MILWAUKEE -- Leaders from around the world were in Milwaukee Monday, Sept. 10 to discuss human trafficking, and figure out ways to crack down on it globally.

In downtown Milwaukee, a portion of the Milwaukee Federal Building and U.S. Courthouse was transformed into a classroom of sorts.

Matthew Krueger

"Some of that activity stays here in Wisconsin, but it's not uncommon, unfortunately, for these offenders to travel with these victims," said Matthew Krueger, United States attorney.

Delegates from countries like Cambodia, Malaysia and Thailand were on hand, seeking insight from United States' officials about how to address human trafficking problems back in their home countries.

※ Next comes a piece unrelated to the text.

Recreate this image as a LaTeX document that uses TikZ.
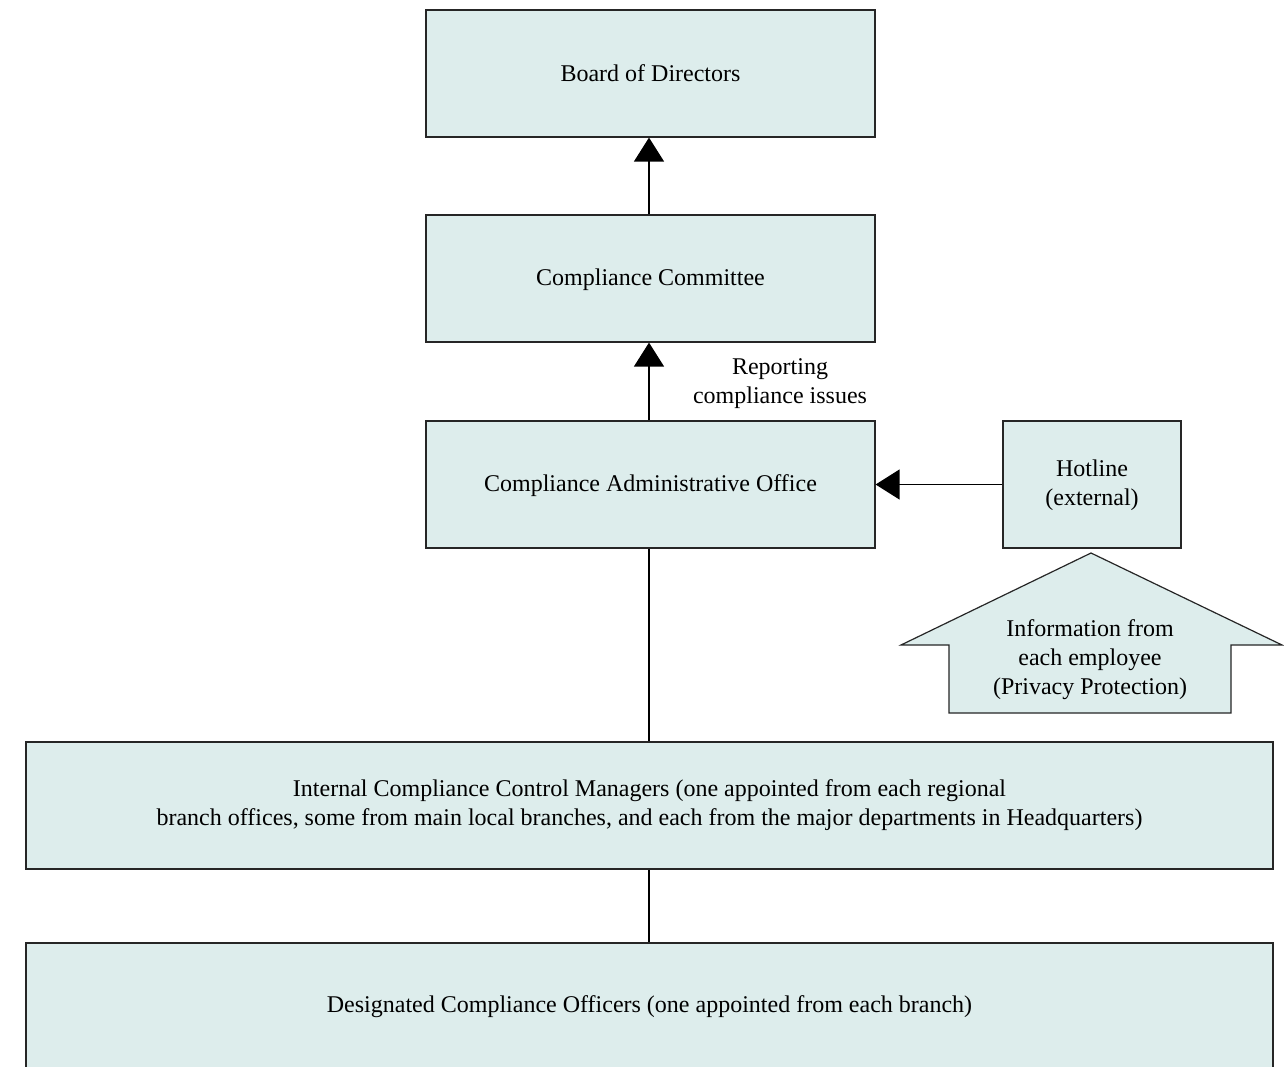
\documentclass[tikz,border=0pt]{standalone}
\usepackage{fontspec}
\setmainfont{Liberation Serif}
\usetikzlibrary{arrows.meta}
\definecolor{boxfill}{RGB}{221,237,236}
\begin{document}
\begin{tikzpicture}[x=1pt,y=-1pt,
  box/.style={draw=black!85, line width=1.2pt, fill=boxfill, inner sep=0pt, align=center,
    font=\fontsize{24}{29}\selectfont},
  conn/.style={line width=1.3pt, black},
  tip/.style={-{Triangle[width=30pt,length=24pt]}},
  lbl/.style={align=center, inner sep=0pt, font=\fontsize{24}{29}\selectfont}]
\useasboundingbox (0,0) rectangle (1284,1067);
\fill[white] (0,0) rectangle (1284,1067);
\node[box, minimum width=449pt, minimum height=127pt] (bod) at (650.5,73.5) {Board of Directors};
\node[box, minimum width=449pt, minimum height=127pt, text depth=3pt] (cc) at (650.5,278.5) {Compliance Committee};
\node[box, minimum width=449pt, minimum height=127pt, text depth=3pt] (cao) at (650.5,484.5) {Compliance Administrative Office};
\node[box, minimum width=178pt, minimum height=127pt, text depth=3pt] (hot) at (1092,484.5) {Hotline\\(external)};
\node[box, minimum width=1247pt, minimum height=127pt] (iccm) at (649.5,805.5) {Internal Compliance Control Managers (one appointed from each regional\\branch offices, some from main local branches, and each from the major departments in Headquarters)};
\node[box, minimum width=1247pt, minimum height=127pt] (dco) at (649.5,1006.5) {Designated Compliance Officers (one appointed from each branch)};
% big arrow
\draw[draw=black!85, line width=1.2pt, fill=boxfill] (1091,553) -- (1282,645) -- (1231,645) -- (1231,713) -- (949,713) -- (949,645) -- (901,645) -- cycle;
\node[lbl] (info) at (1090,660) {Information from\\each employee\\(Privacy Protection)};
\node[lbl] (rep) at (780,384) {Reporting\\compliance issues};
% connectors
\draw[conn, tip] (cc.north -| 649,0) -- (bod.south -| 649,0);
\draw[conn, tip] (cao.north -| 649,0) -- (cc.south -| 649,0);
\draw[conn, tip] (hot.west) -- (cao.east);
\draw[conn] (cao.south -| 649,0) -- (iccm.north -| 649,0);
\draw[conn] (iccm.south -| 649,0) -- (dco.north -| 649,0);
\end{tikzpicture}
\end{document}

The Department of Justice, the FBI and the Department of Homeland Security spearheaded the international study tour, where officials from guest nations were able to get a firsthand look at how the United States views the problem of human trafficking.

"Typically girls, typically females here from Wisconsin, often from some of the poorest areas of Milwaukee and other parts of our district become the victims. I hope that we could learn from you techniques that you have used to try an infiltrate a criminal organization's networks," said Krueger.

The two-day stop in Milwaukee was one in a series for the visiting delegates, who had already stopped in New Jersey, New York and Atlanta. A stop in Omaha, Nebraska after Milwaukee would cap off their two-week trip.